It’s Mother’s Day in France
Posted on 03 June 2012
Although I wrote a blog for Mother’s Day in Canada, I did not get round to publishing it. I was preoccupied with projects in our house and the rental house. I was also preparing some little things for Gill’s wedding. Then I escaped to Madrid to meet Marlene who, wonder woman, had just walked over 550 km on the Camino de Santiago.
I will write about this trip later – or not I fear (I find it harder and harder to alight and write) – which doesn’t mean that the four days were not memorable. We had some great moments, some hilarious ones, wandering, getting lost (neither of us have a good sense of direction), eating good food (lots of patatas bravas for me), and doing the usual tourist stuff – sightseeing and people-watching and visiting the Prado.

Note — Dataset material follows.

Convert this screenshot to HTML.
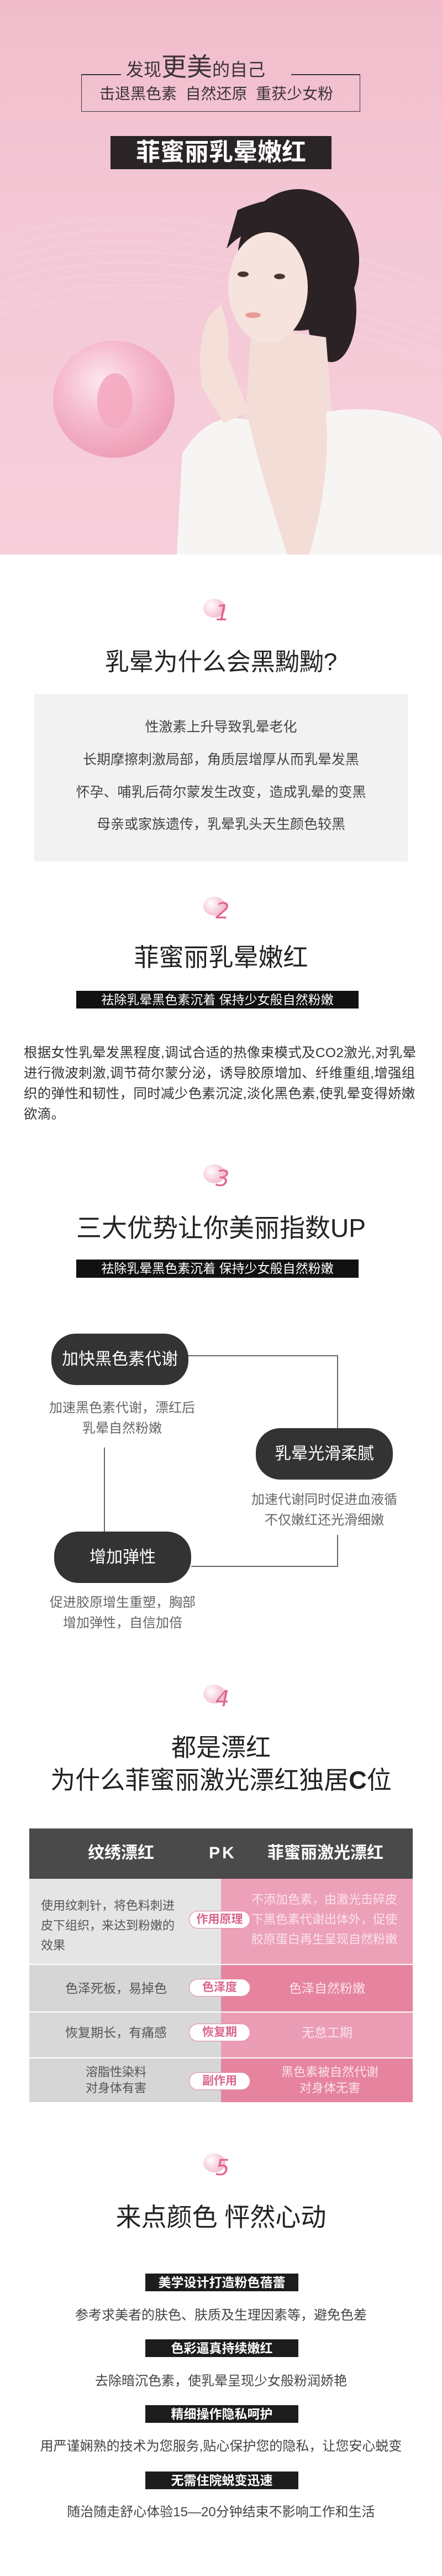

It was a great four-day escape and good to hang out with my friend. I only had a fleeting thought of myself as a mother when I saw a wedding dress that I thought Gill would like. As I seldom see my mother or my children, I am not often mothered or mothering any more. I think about them often and love them madly but they are not a part of my day to day life.
When I was writing about motherhood a few weeks back, trying to think of something original to say, my mind flipped back to an incident that happened in 1992. This was the year Rob was nominated for an Academy Award and we escaped the media by fleeing to Mexico. We travelled down the eastern coast from Cancun to Cozumel where we were lured by advertisements for day boat trips, following the route of Jacques Cousteau.
We bought tickets in the early morning and boarded a small vessel with around 6 or 8 others. We were not told there was a storm approaching and it was inadvisable for small craft to venture from the harbour. I remember stepping into a small shabby boat – not quite the luxury cruise outlined in the advertisement – and setting off. The noxious smell and loud noise of the engine were unpleasant but the sun was shining, the blue water crystal clear, and the scenery so gorgeous that we forgave all until the trip home. Suddenly the sky grew dark and waves started splashing onto the deck. Within minutes, the waves were so large that the boat started rocking wildly and the entire deck was coated in water. Each wave soaked us afresh. The captain advised the passengers to take cover under a small canopy which offered little to no protection. When one passenger went sliding across the deck and only managed to crawl back with difficulty, we formed a human chain. Two men sat and held onto sturdy posts. They spread their legs and another passenger set between them, holding tight, while yet another sat between theirs holding tight. I was sure we were all going to die and the one thought that rushed to my brain was “I want my mother.”
I want my mother? I had left home over twenty years ago. I hadn’t consciously thought of my mother as a safe haven for years before that but there I was, soaken, freezing, fearful for my life, wanting my mum.
I remember my big pregnant belly and the shape of a tiny foot disturbing the surface. Within days, I was holding that foot in my hands. I was my child’s lifeline. My baby clung, clawed, demanded all my time and energy and I gave it without complaint (or maybe I complainted a little.)
Now my baby is a quarter of a century and my two sons over thirty. They have all gone, leading their own lives, doing what pleases them, and I am glad. Being a mother was one of the most difficult jobs that I’ve ever done. At one time, I thought that I knew what was good for my children. Sometimes I disappointed them, wouldn’t let them do what they wanted to do, in order to keep them safe – and even though I knew then that I was being over cautious, I also knew that I couldn’t live with myself if something happened to one of them.
Now I don’t know what is good for them. (Sometimes I don’t know what is good for me.) I wouldn’t dream of telling my children how to live their lives. (Often, they are the ones who give me clues on how to live mine.) I simply love them.